### Supplied records
+ + + + + + +

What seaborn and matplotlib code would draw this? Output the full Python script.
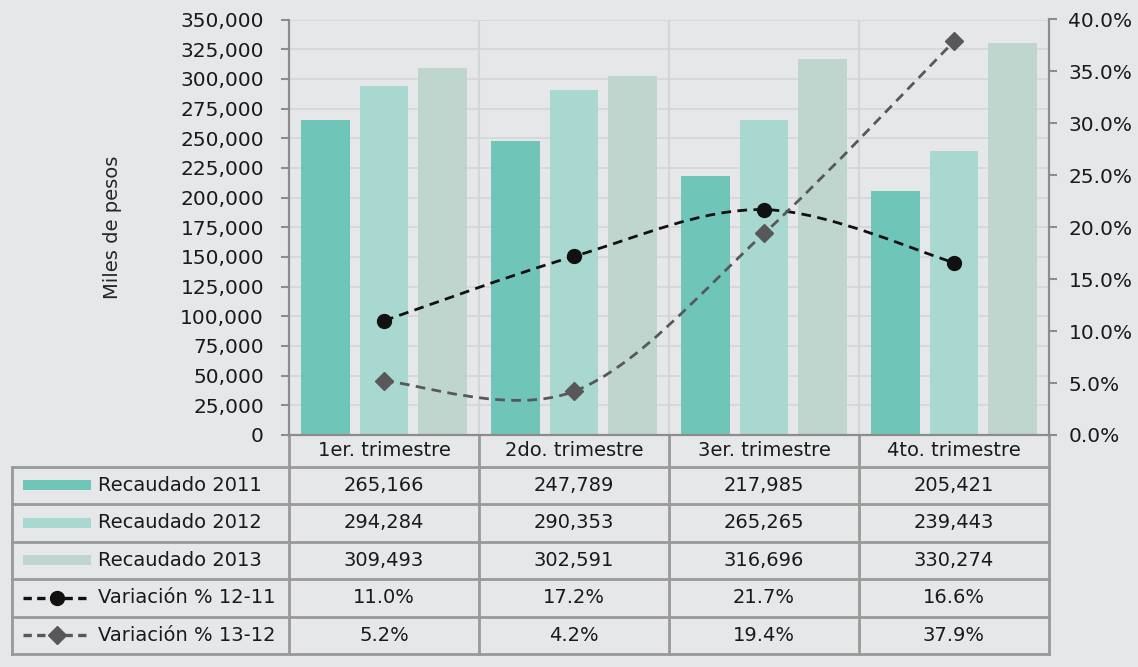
import matplotlib
matplotlib.use("Agg")
import matplotlib.pyplot as plt
from matplotlib.path import Path
from matplotlib.patches import PathPatch, Rectangle
from matplotlib.ticker import FuncFormatter, MultipleLocator
import numpy as np
import pandas as pd
import seaborn as sns

# data
trimestres = ["1er. trimestre", "2do. trimestre", "3er. trimestre", "4to. trimestre"]
recaudado_2011 = [265166, 247789, 217985, 205421]
recaudado_2012 = [294284, 290353, 265265, 239443]
recaudado_2013 = [309493, 302591, 316696, 330274]
var_12_11 = [11.0, 17.2, 21.7, 16.6]
var_13_12 = [5.2, 4.2, 19.4, 37.9]

bar_series = ["Recaudado 2011", "Recaudado 2012", "Recaudado 2013"]
bar_colors = ["#6fc5b8", "#a8d8d0", "#bfd6cf"]
line_series = ["Variación % 12-11", "Variación % 13-12"]
line_colors = ["#111111", "#58585a"]
line_markers = ["o", "D"]

BG = "#e6e7e9"
GRID = "#d4d5d7"
SPINE = "#8c8c8c"
TABLE = "#999999"

df = pd.DataFrame({
    "trimestre": trimestres * 3,
    "serie": [s for s in bar_series for _ in trimestres],
    "valor": recaudado_2011 + recaudado_2012 + recaudado_2013,
})

sns.set_theme(style="white")
plt.rcParams["font.family"] = ["DejaVu Sans"]
plt.rcParams["text.color"] = "#1a1a1a"

W, H = 1138, 667
fig = plt.figure(figsize=(W / 100, H / 100), dpi=100, facecolor=BG)
L, R, T, B = 289, 1049, 19.5, 435
ax = fig.add_axes([L / W, 1 - B / H, (R - L) / W, (B - T) / H])
ax.set_facecolor(BG)

sns.barplot(data=df, x="trimestre", y="valor", hue="serie", palette=bar_colors,
            width=0.93, gap=0.17, saturation=1, legend=False, ax=ax, zorder=2,
            linewidth=0, edgecolor="none")

ax.set_ylim(0, 350000)
ax.set_xlim(-0.5, 3.5)
ax.yaxis.set_major_locator(MultipleLocator(25000))
ax.yaxis.set_major_formatter(FuncFormatter(lambda v, p: f"{int(v):,}"))
ax.grid(axis="y", color=GRID, lw=1.2, zorder=0)
for xv in [0.5, 1.5, 2.5]:
    ax.axvline(xv, color=GRID, lw=1.5, zorder=0)
ax.set_axisbelow(True)
ax.set_xticks([])
ax.set_xlabel("")
ax.set_ylabel("Miles de pesos", fontsize=14)
ax.yaxis.set_label_coords((122 - L) / (R - L), 0.5)
ax.tick_params(axis="y", which="both", left=True, length=6, width=1.5, color=SPINE,
               pad=12, labelsize=14.5, labelcolor="#1a1a1a")
for side in ["top", "right"]:
    ax.spines[side].set_visible(False)
for side in ["left", "bottom"]:
    ax.spines[side].set_color(SPINE)
    ax.spines[side].set_linewidth(1.6)

ax2 = ax.twinx()
ax2.set_ylim(0, 40)
ax2.yaxis.set_major_locator(MultipleLocator(5))
ax2.yaxis.set_major_formatter(FuncFormatter(lambda v, p: f"{v:.1f}%"))
ax2.tick_params(axis="y", right=True, length=6, width=1.5, color=SPINE, pad=8,
                labelsize=14.5, labelcolor="#1a1a1a")
for side in ["top", "left", "bottom"]:
    ax2.spines[side].set_visible(False)
ax2.spines["right"].set_color(SPINE)
ax2.spines["right"].set_linewidth(1.6)


def smooth_path(xs, ys):
    pts = np.column_stack([xs, ys]).astype(float)
    n = len(pts)
    verts = [pts[0]]
    codes = [Path.MOVETO]
    for i in range(n - 1):
        p_prev = pts[max(i - 1, 0)]
        p0, p1 = pts[i], pts[i + 1]
        p_next = pts[min(i + 2, n - 1)]
        verts += [p0 + (p1 - p_prev) / 6, p1 - (p_next - p0) / 6, p1]
        codes += [Path.CURVE4] * 3
    return Path(verts, codes)


xs = np.arange(len(trimestres))
for vals, col, mk in zip([var_12_11, var_13_12], line_colors, line_markers):
    patch = PathPatch(smooth_path(xs, vals), facecolor="none", edgecolor=col, lw=2,
                      linestyle=(0, (3.5, 2.3)), zorder=3)
    ax2.add_patch(patch)
    ax2.plot(xs, vals, linestyle="none", marker=mk, color=col,
             markersize=10 if mk == "o" else 9.5, zorder=4)

# data table below the plot (axes coordinates of ax)
hgt = B - T
def ay(ypix):
    return (B - ypix) / hgt
def axp(xpix):
    return (xpix - L) / (R - L)

x_left = axp(12)
header_bot = ay(466.7)
row_h = 37.5 / hgt
rows_y = [header_bot - i * row_h for i in range(6)]
col_x = [0, 0.25, 0.5, 0.75, 1.0]
kw = dict(transform=ax.transAxes, clip_on=False, color=TABLE, lw=2, solid_capstyle="projecting")

for yv in rows_y:
    ax.plot([x_left, 1], [yv, yv], **kw)
ax.plot([x_left, x_left], [header_bot, rows_y[-1]], **kw)
for xv in col_x:
    ax.plot([xv, xv], [0, rows_y[-1]], **kw)

for i, lab in enumerate(trimestres):
    ax.text((i + 0.5) / 4, header_bot / 2, lab, transform=ax.transAxes,
            ha="center", va="center", fontsize=14)

table_vals = [
    [f"{v:,}" for v in recaudado_2011],
    [f"{v:,}" for v in recaudado_2012],
    [f"{v:,}" for v in recaudado_2013],
    [f"{v:.1f}%" for v in var_12_11],
    [f"{v:.1f}%" for v in var_13_12],
]
labels = bar_series + line_series
for r in range(5):
    yc = rows_y[r] - row_h / 2
    for c in range(4):
        ax.text((c + 0.5) / 4, yc, table_vals[r][c], transform=ax.transAxes,
                ha="center", va="center", fontsize=14)
    ax.text(axp(98), yc, labels[r], transform=ax.transAxes, ha="left", va="center",
            fontsize=14)
    k0, k1 = axp(23), axp(91)
    if r < 3:
        ax.add_patch(Rectangle((k0, yc - 5 / hgt), k1 - k0, 10 / hgt, transform=ax.transAxes,
                               clip_on=False, facecolor=bar_colors[r], edgecolor="none"))
    else:
        col = line_colors[r - 3]
        mk = line_markers[r - 3]
        ax.plot([k0, k1], [yc, yc], transform=ax.transAxes, clip_on=False, color=col,
                lw=2.4, linestyle=(0, (2.5, 1.6)))
        ax.plot([(k0 + k1) / 2], [yc], transform=ax.transAxes, clip_on=False, color=col,
                marker=mk, markersize=10 if mk == "o" else 9.5, linestyle="none")

fig.savefig("out.png", dpi=100, facecolor=BG)
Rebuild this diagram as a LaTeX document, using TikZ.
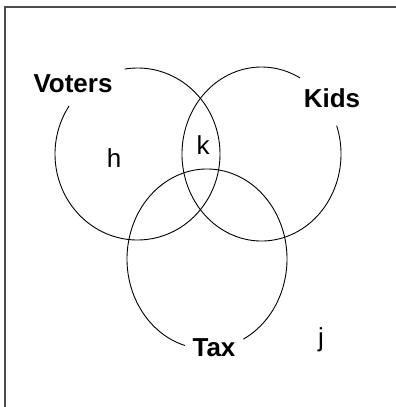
\documentclass[tikz,border=0pt]{standalone}
\usepackage{fontspec}
\setmainfont{Liberation Sans}
\begin{document}
\begin{tikzpicture}[x=1pt, y=-1pt, every node/.style={font=\fontsize{26}{30}\selectfont, inner sep=0pt, anchor=base},set/.style={font=\fontsize{26}{30}\selectfont\bfseries},ring/.style={line width=0.9pt},frame/.style={line width=1.6pt,black!70},]
\useasboundingbox (0,0) rectangle (396,407);
\draw[frame] (5,407) -- (5,7) -- (396,7);
\coordinate (vc) at (137.5,154);
\coordinate (kc) at (261.5,154);
\coordinate (tc) at (207,259);
\draw[ring] ([shift={(261:82.5 and 86)}]vc) arc[start angle=261, end angle=574, x radius=82.5, y radius=86];
\draw[ring] ([shift={(341:79.5 and 87)}]kc) arc[start angle=341, end angle=659, x radius=79.5, y radius=87];
\draw[ring] ([shift={(106:80 and 90)}]tc) arc[start angle=106, end angle=423, x radius=80, y radius=90];
\node[set] (voters) at (73,92) {Voters};
\node[set] (kids) at (332,107) {Kids};
\node[set] (tax) at (214,356) {Tax};
\node (h) at (114,167) {h};
\node (k) at (203,154) {k};
\node (j) at (321,346) {j};
\end{tikzpicture}
\end{document}
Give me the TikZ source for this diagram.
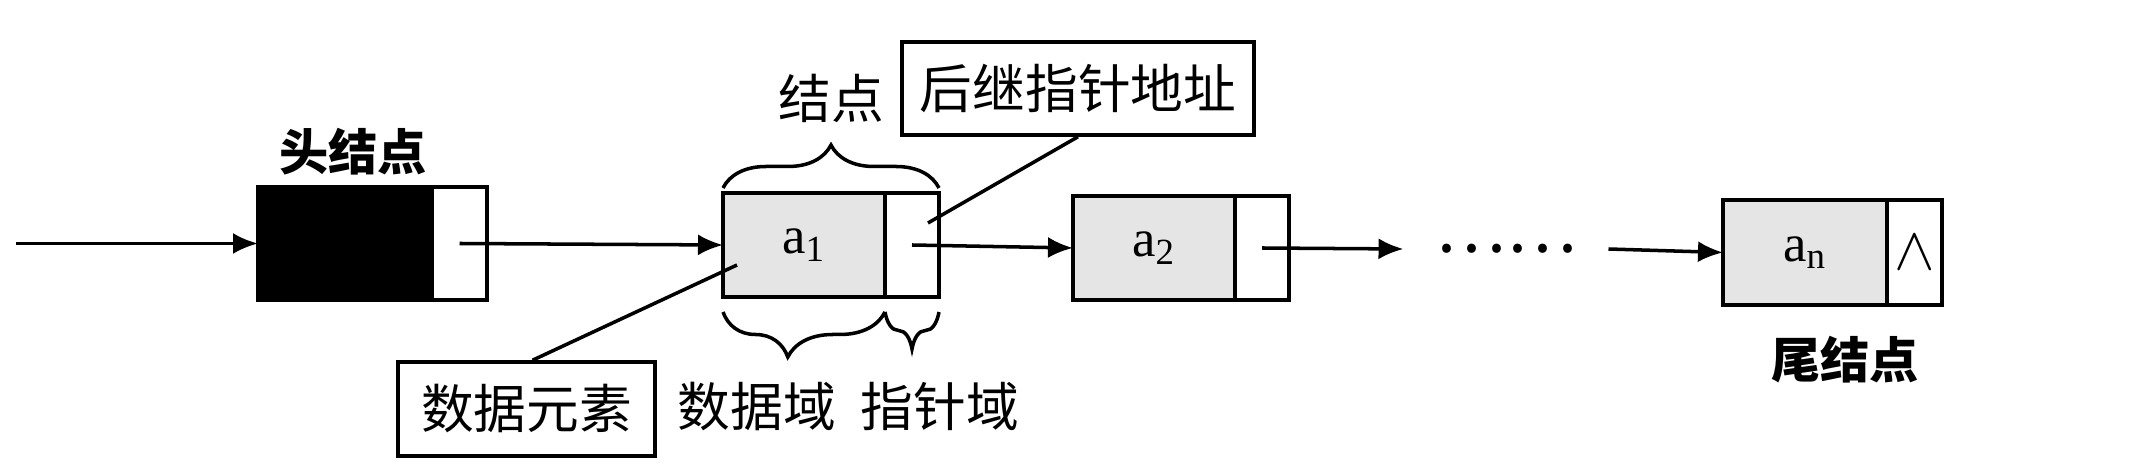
\documentclass[tikz,border=0pt]{standalone}
\usepackage{fontspec}
\setmainfont{Liberation Serif}
\newfontfamily\cjk{Noto Sans CJK SC}
\usepackage{tikz}
\usetikzlibrary{arrows.meta, positioning, decorations.pathreplacing}

\begin{document}
\begin{tikzpicture}[
        line width=1pt,
        datafield/.style={draw, fill=gray!20, minimum width=1.62cm, minimum height=1.04cm, inner sep=0pt, outer sep=0pt, font=\fontsize{15}{18}\selectfont},
        ptrfield/.style={draw, fill=white, minimum width=0.54cm, minimum height=1.04cm, inner sep=0pt, outer sep=0pt, font=\fontsize{17}{20}\selectfont},
        tag/.style={draw, fill=white, minimum height=0.93cm, inner sep=0pt, font=\cjk\fontsize{15}{18}\selectfont},
        cntext/.style={inner sep=0pt, font=\cjk\fontsize{15}{18}\selectfont},
        boldtext/.style={inner sep=0pt, font=\cjk\bfseries\fontsize{14}{17}\selectfont},
        link/.style={-{Latex[length=2.5mm, width=2.1mm]}},
        curly/.style={decorate, decoration={brace, amplitude=#1}}
    ]
        \useasboundingbox (0, 0) rectangle (21.42, 4.74);
        % Head node
        \node [datafield, fill=black, minimum width=1.74cm, minimum height=1.13cm] (h) at (3.45, 2.305) {};
        \node [ptrfield, minimum width=0.55cm, minimum height=1.13cm, right=0pt of h] (hp) {};
        % List nodes
        \node [datafield] (a1) at (8.04, 2.29) {$\mathrm{a}_{\mathrm{1}}$};
        \node [ptrfield, right=0pt of a1] (a1p) {};
        \node [datafield] (a2) at (11.54, 2.26) {$\mathrm{a}_{\mathrm{2}}$};
        \node [ptrfield, right=0pt of a2] (a2p) {};
        \node [datafield, minimum width=1.64cm, minimum height=1.05cm] (an) at (18.05, 2.215) {$\mathrm{a}_{\mathrm{n}}$};
        \node [ptrfield, minimum width=0.55cm, minimum height=1.05cm, right=0pt of an] (anp) {$\wedge$};
        \node [inner xsep=0.3cm, inner ysep=0pt, font=\cjk\fontsize{19}{20}\selectfont] (dots) at (15.06, 2.25) {……};
        % Links
        \coordinate (start) at (0.16, 2.305);
        \draw [link] (start) -- (h.west);
        \draw [link] (hp.center) -- (a1.west);
        \draw [link] (a1p.center) -- (a2.west);
        \draw [link] (a2p.center) -- (dots.west);
        \draw [link] (dots.east) -- (an.west);
        % Braces
        \draw [curly=0.43cm] ([yshift=0.05cm]a1.north west) -- ([yshift=0.05cm]a1p.north east);
        \draw [curly=0.45cm, decoration={aspect=0.6}] ([yshift=-0.15cm]a1.south east) -- ([yshift=-0.15cm]a1.south west);
        \draw [curly=0.37cm] ([yshift=-0.15cm]a1p.south east) -- ([yshift=-0.15cm]a1p.south west);
        % Labels
        \node [boldtext] (headlbl) at (3.53, 3.22) {头结点};
        \node [cntext] (nodelbl) at (8.31, 3.76) {结点};
        \node [tag, minimum width=3.52cm] (succ) at (10.78, 3.855) {后继指针地址};
        \node [tag, minimum width=2.57cm, minimum height=0.94cm] (elem) at (5.265, 0.65) {数据元素};
        \node [cntext] (datalbl) at (7.57, 0.67) {数据域};
        \node [cntext] (ptrlbl) at (9.40, 0.68) {指针域};
        \node [boldtext] (taillbl) at (18.45, 1.14) {尾结点};
        % Callout lines
        \coordinate (succend) at (9.28, 2.51);
        \coordinate (elemend) at (7.37, 2.09);
        \draw (succ.south) -- (succend);
        \draw ([xshift=0.06cm]elem.north) -- (elemend);
    \end{tikzpicture}
\end{document}
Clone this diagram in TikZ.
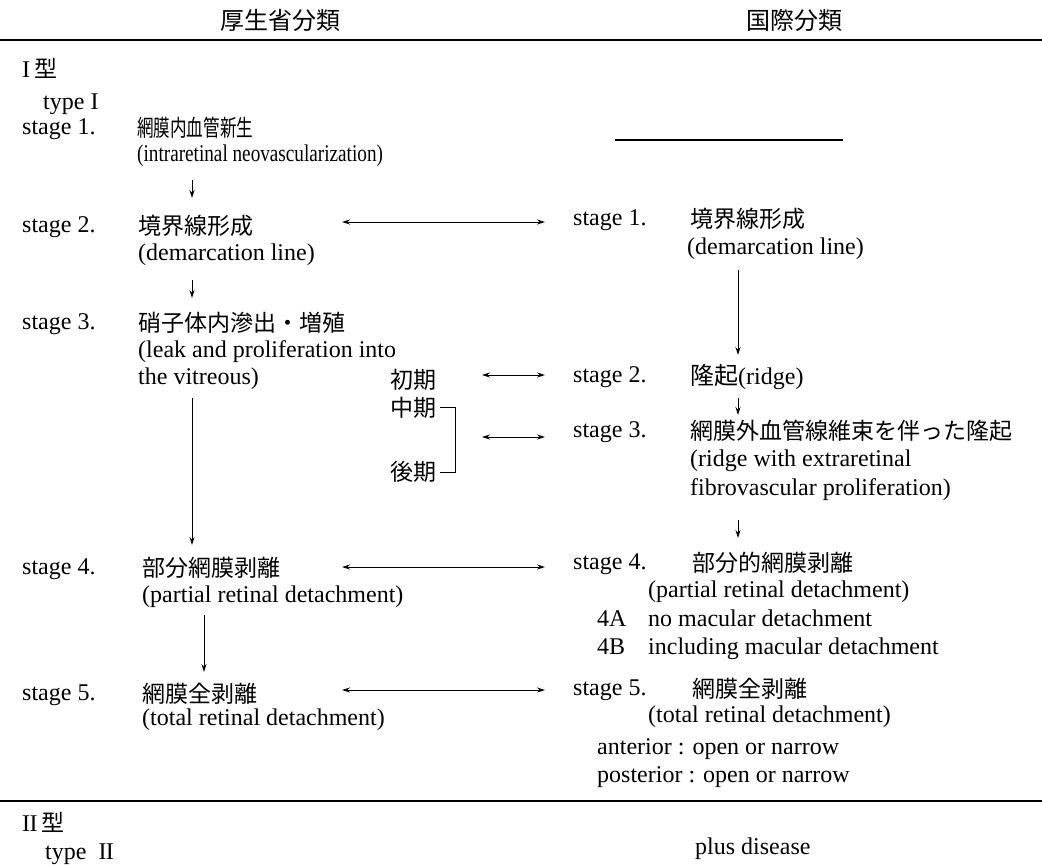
\documentclass[tikz,border=0pt]{standalone}
\usepackage{fontspec}
\usepackage{graphicx}
\setmainfont{Liberation Serif}
\newfontfamily\jp{Noto Sans CJK JP}
\usetikzlibrary{arrows.meta}
\begin{document}
\begin{tikzpicture}[x=1pt,y=-1pt,
  lat/.style={anchor=base west, inner sep=0pt, font=\fontsize{24}{28}\selectfont},
  jpt/.style={anchor=base west, inner sep=0pt, font=\fontsize{23}{28}\selectfont\jp},
  hdr/.style={anchor=base, inner sep=0pt, font=\fontsize{24}{28}\selectfont\jp},
  tip/.tip={Stealth[length=8pt,width=5pt]},
  arr/.style={line width=0.9pt, -tip},
  darr/.style={line width=0.9pt, tip-tip},
  rulel/.style={line width=1.3pt}]
\useasboundingbox (0,0) rectangle (1042,865);

% headers and rules
\node[hdr] (h1) at (280,29) {厚生省分類};
\node[hdr] (h2) at (794,29) {国際分類};
\coordinate (r1a) at (0,40); \coordinate (r1b) at (1042,40);
\draw[rulel] (r1a) -- (r1b);
\coordinate (r2a) at (0,801); \coordinate (r2b) at (1042,801);
\draw[rulel] (r2a) -- (r2b);

% left column
\node[lat] (t1) at (22,77) {I\kern4pt{\jp\fontsize{23}{28}\selectfont 型}};
\node[lat] (ty1) at (43,109) {type I};
\node[lat] (ls1) at (22,134) {stage 1.};
\node[jpt] (lj1) at (137,136) {\scalebox{0.72}[1]{網膜内血管新生}};
\node[lat] (le1) at (137,161) {\scalebox{0.8}[1]{(intraretinal neovascularization)}};
\node[lat] (ls2) at (22,232) {stage 2.};
\node[jpt] (lj2) at (138,234) {境界線形成};
\node[lat] (le2) at (138,260) {(demarcation line)};
\node[lat] (ls3) at (22,329) {stage 3.};
\node[jpt] (lj3) at (138,331) {硝子体内滲出・増殖};
\node[lat] (le3a) at (138,357) {(leak and proliferation into};
\node[lat] (le3b) at (138,384) {the vitreous)};
\node[jpt] (e1) at (390,388) {初期};
\node[jpt] (e2) at (390,416) {中期};
\node[jpt] (e3) at (390,480) {後期};
\node[lat] (ls4) at (22,574) {stage 4.};
\node[jpt] (lj4) at (142,576) {部分網膜剥離};
\node[lat] (le4) at (142,602) {(partial retinal detachment)};
\node[lat] (ls5) at (22,700) {stage 5.};
\node[jpt] (lj5) at (142,702) {網膜全剥離};
\node[lat] (le5) at (142,725) {(total retinal detachment)};
\node[lat] (t2) at (22,831) {I\kern-0.6pt I\kern4pt{\jp\fontsize{23}{28}\selectfont 型}};
\node[lat] (ty2) at (45,859) {type \ I\kern-0.6pt I};

% right column
\coordinate (sl1) at (615,140); \coordinate (sl2) at (843,140);
\draw[line width=1.2pt] (sl1) -- (sl2);
\node[lat] (rs1) at (573,225) {stage 1.};
\node[jpt] (rj1) at (690,227) {境界線形成};
\node[lat] (re1) at (687,254) {(demarcation line)};
\node[lat] (rs2) at (573,382) {stage 2.};
\node[lat] (rj2) at (690,384) {{\jp 隆起}(ridge)};
\node[lat] (rs3) at (573,437) {stage 3.};
\node[jpt] (rj3) at (690,439) {網膜外血管線維束を伴った隆起};
\node[lat] (re3a) at (690,466) {(ridge with extraretinal};
\node[lat] (re3b) at (690,495) {fibrovascular proliferation)};
\node[lat] (rs4) at (573,569) {stage 4.};
\node[jpt] (rj4) at (692,571) {部分的網膜剥離};
\node[lat] (re4) at (648,597) {(partial retinal detachment)};
\node[lat] (r4a) at (597,626) {4A};
\node[lat] (r4at) at (648,626) {no macular detachment};
\node[lat] (r4b) at (597,654) {4B};
\node[lat] (r4bt) at (648,654) {including macular detachment};
\node[lat] (rs5) at (573,695) {stage 5.};
\node[jpt] (rj5) at (692,697) {網膜全剥離};
\node[lat] (re5) at (648,722) {(total retinal detachment)};
\node[lat] (ra) at (597,754) {anterior : open or narrow};
\node[lat] (rp) at (597,782) {posterior : open or narrow};
\node[lat] (pd) at (695,854) {plus disease};

% vertical arrows, left
\coordinate (va1) at (192,180); \coordinate (vb1) at (192,198);
\draw[arr] (va1) -- (vb1);
\coordinate (va2) at (192,280); \coordinate (vb2) at (192,298);
\draw[arr] (va2) -- (vb2);
\coordinate (va3) at (192,398); \coordinate (vb3) at (192,545);
\draw[arr] (va3) -- (vb3);
\coordinate (va4) at (204,615); \coordinate (vb4) at (204,672);
\draw[arr] (va4) -- (vb4);

% vertical arrows, right
\coordinate (wa1) at (738,270); \coordinate (wb1) at (738,355);
\draw[arr] (wa1) -- (wb1);
\coordinate (wa2) at (738,398); \coordinate (wb2) at (738,415);
\draw[arr] (wa2) -- (wb2);
\coordinate (wa3) at (738,520); \coordinate (wb3) at (738,538);
\draw[arr] (wa3) -- (wb3);

% bracket
\coordinate (bk1) at (440,407); \coordinate (bk2) at (455,407);
\coordinate (bk3) at (455,472); \coordinate (bk4) at (440,472);
\draw[line width=0.9pt] (bk1) -- (bk2) -- (bk3) -- (bk4);

% horizontal double arrows
\coordinate (ha1) at (342,222); \coordinate (hb1) at (545,222);
\draw[darr] (ha1) -- (hb1);
\coordinate (ha2) at (482,375); \coordinate (hb2) at (545,375);
\draw[darr] (ha2) -- (hb2);
\coordinate (ha3) at (482,437); \coordinate (hb3) at (545,437);
\draw[darr] (ha3) -- (hb3);
\coordinate (ha4) at (342,567); \coordinate (hb4) at (545,567);
\draw[darr] (ha4) -- (hb4);
\coordinate (ha5) at (342,690); \coordinate (hb5) at (545,690);
\draw[darr] (ha5) -- (hb5);
\end{tikzpicture}
\end{document}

+ + + + + + +

### Exercise task
Among the records above, how many lines carry the string "seaborn"? Reply with the number alone.

### Exercise result
2